- What to work on
Take the lines from the head of the listing through the one bearing "const chart = echarts.init(document.getElementById('main'));" and copy them exactly, leaving every picture out.

[START]

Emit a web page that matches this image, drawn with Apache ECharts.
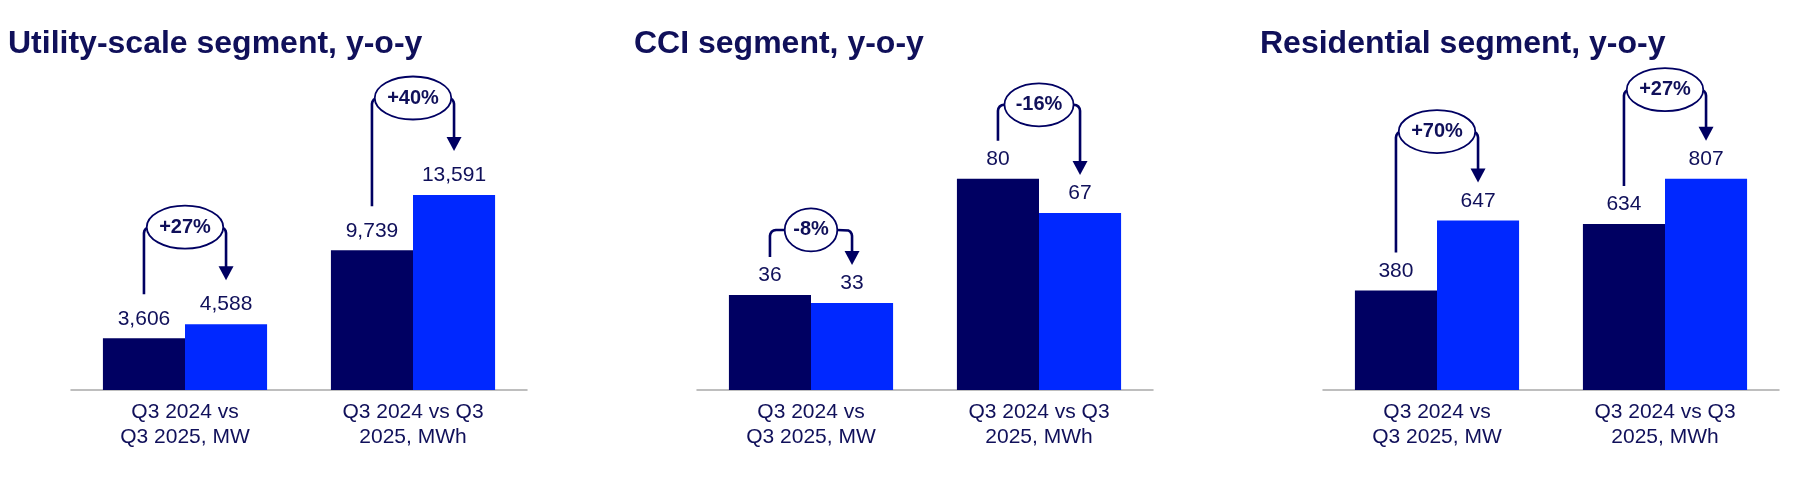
<!DOCTYPE html>
<html>
<head>
<meta charset="utf-8">
<script src="https://cdn.jsdelivr.net/npm/echarts@6/dist/echarts.min.js"></script>
<style>
  html, body { margin: 0; padding: 0; background: #fff; }
  #main { width: 1800px; height: 478px; }
</style>
</head>
<body>
<div id="main"></div>
<script>
// data
const titles = ['Utility-scale segment, y-o-y', 'CCI segment, y-o-y', 'Residential segment, y-o-y'];
const categories = ['Q3 2024 vs\nQ3 2025, MW', 'Q3 2024 vs Q3\n2025, MWh'];
const q3_2024 = [[3606, 9739], [36, 80], [380, 634]];
const q3_2025 = [[4588, 13591], [33, 67], [647, 807]];
const changes = [['+27%', '+40%'], ['-8%', '-16%'], ['+70%', '+27%']];
const yMax = [23000, 125, 1260];

// layout / style
const NAVY = '#000062';
const BLUE = '#0028ff';
const TEXT = '#10105a';
const FONT = "'Liberation Sans', Arial, sans-serif";
const gridLeft = [71, 697, 1323];
const gridW = 456;
const calloutLift = [[97, 97], [65, 74], [89, 89]]; // ellipse centre above taller bar, px
const calloutGap = [44, 38, 38];                    // where lines stop above bar top, px

const chart = echarts.init(document.getElementById('main'));

const grid = [], xAxis = [], yAxis = [], series = [];
for (let p = 0; p < 3; p++) {
  grid.push({ left: gridLeft[p], width: gridW, top: 60, bottom: 88 });
  xAxis.push({
    type: 'category',
    gridIndex: p,
    data: categories,
    axisTick: { show: false },
    axisLine: { lineStyle: { color: '#a9a9a9', width: 1.5 } },
    axisLabel: {
      interval: 0,
      margin: 10,
      fontSize: 21,
      lineHeight: 25,
      color: TEXT,
      fontFamily: FONT
    }
  });
  yAxis.push({ type: 'value', gridIndex: p, min: 0, max: yMax[p], show: false });

  const label = {
    show: true,
    position: 'top',
    distance: 9,
    fontSize: 21,
    lineHeight: 21,
    color: TEXT,
    fontFamily: FONT,
    formatter: (d) => echarts.format.addCommas(d.value)
  };
  series.push({
    type: 'bar', name: 'Q3 2024', xAxisIndex: p, yAxisIndex: p,
    data: q3_2024[p], barWidth: '36%', barGap: '0%',
    itemStyle: { color: NAVY }, label: label
  });
  series.push({
    type: 'bar', name: 'Q3 2025', xAxisIndex: p, yAxisIndex: p,
    data: q3_2025[p], barWidth: '36%', barGap: '0%',
    itemStyle: { color: BLUE }, label: label
  });
}

chart.setOption({
  animation: false,
  grid: grid,
  xAxis: xAxis,
  yAxis: yAxis,
  series: series
});

// titles + the y-o-y callouts (bracket, ellipse, arrow)
function buildGraphic() {
  const g = [];
  const ctx = document.createElement('canvas').getContext('2d');
  ctx.font = 'bold 20px ' + FONT;

  for (let p = 0; p < 3; p++) {
    g.push({
      type: 'text',
      style: {
        x: gridLeft[p] - 63, y: 44,
        text: titles[p],
        font: 'bold 32px ' + FONT,
        fill: TEXT,
        verticalAlign: 'middle'
      }
    });

    const bw = gridW / categories.length * 0.36;
    for (let c = 0; c < categories.length; c++) {
      const cx = chart.convertToPixel({ xAxisIndex: p }, c);
      const yA = chart.convertToPixel({ yAxisIndex: p }, q3_2024[p][c]);
      const yB = chart.convertToPixel({ yAxisIndex: p }, q3_2025[p][c]);
      const x1 = cx - bw / 2, x2 = cx + bw / 2;
      const cy = Math.min(yA, yB) - calloutLift[p][c];
      const rx = ctx.measureText(changes[p][c]).width * 0.74;
      const ry = 21.5;
      const r = 6, ah = 14, aw = 7.5;
      const bottom1 = yA - calloutGap[p];
      const tip = yB - calloutGap[p];

      // left leg with rounded corner
      const left = [[x1, bottom1], [x1, cy + r]];
      for (let k = 1; k <= 4; k++) {
        const a = Math.PI - k * Math.PI / 8;
        left.push([x1 + r + r * Math.cos(a), cy + r - r * Math.sin(a)]);
      }
      left.push([Math.max(cx - rx, x1 + r), cy]);
      g.push({ type: 'polyline', z: 10, shape: { points: left },
        style: { stroke: NAVY, lineWidth: 2.6, fill: null } });

      // right leg with rounded corner down to arrow
      const right = [[Math.min(cx + rx, x2 - r), cy]];
      for (let k = 1; k <= 4; k++) {
        const a = Math.PI / 2 - k * Math.PI / 8;
        right.push([x2 - r + r * Math.cos(a), cy + r - r * Math.sin(a)]);
      }
      right.push([x2, tip - ah + 1]);
      g.push({ type: 'polyline', z: 10, shape: { points: right },
        style: { stroke: NAVY, lineWidth: 2.6, fill: null } });

      g.push({ type: 'polygon', z: 10,
        shape: { points: [[x2 - aw, tip - ah], [x2 + aw, tip - ah], [x2, tip]] },
        style: { fill: NAVY } });

      g.push({ type: 'ellipse', z: 11, shape: { cx: cx, cy: cy, rx: rx, ry: ry },
        style: { fill: '#fff', stroke: NAVY, lineWidth: 1.8 } });
      g.push({ type: 'text', z: 12,
        style: {
          x: cx, y: cy, text: changes[p][c],
          font: 'bold 20px ' + FONT, fill: TEXT,
          align: 'center', verticalAlign: 'middle'
        } });
    }
  }
  return g;
}

chart.setOption({ graphic: buildGraphic() });
</script>
</body>
</html>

[END]

- Full solution
Emit a web page that matches this image, drawn with Apache ECharts.
<!DOCTYPE html>
<html>
<head>
<meta charset="utf-8">
<script src="https://cdn.jsdelivr.net/npm/echarts@6/dist/echarts.min.js"></script>
<style>
  html, body { margin: 0; padding: 0; background: #fff; }
  #main { width: 1800px; height: 478px; }
</style>
</head>
<body>
<div id="main"></div>
<script>
// data
const titles = ['Utility-scale segment, y-o-y', 'CCI segment, y-o-y', 'Residential segment, y-o-y'];
const categories = ['Q3 2024 vs\nQ3 2025, MW', 'Q3 2024 vs Q3\n2025, MWh'];
const q3_2024 = [[3606, 9739], [36, 80], [380, 634]];
const q3_2025 = [[4588, 13591], [33, 67], [647, 807]];
const changes = [['+27%', '+40%'], ['-8%', '-16%'], ['+70%', '+27%']];
const yMax = [23000, 125, 1260];

// layout / style
const NAVY = '#000062';
const BLUE = '#0028ff';
const TEXT = '#10105a';
const FONT = "'Liberation Sans', Arial, sans-serif";
const gridLeft = [71, 697, 1323];
const gridW = 456;
const calloutLift = [[97, 97], [65, 74], [89, 89]]; // ellipse centre above taller bar, px
const calloutGap = [44, 38, 38];                    // where lines stop above bar top, px

const chart = echarts.init(document.getElementById('main'));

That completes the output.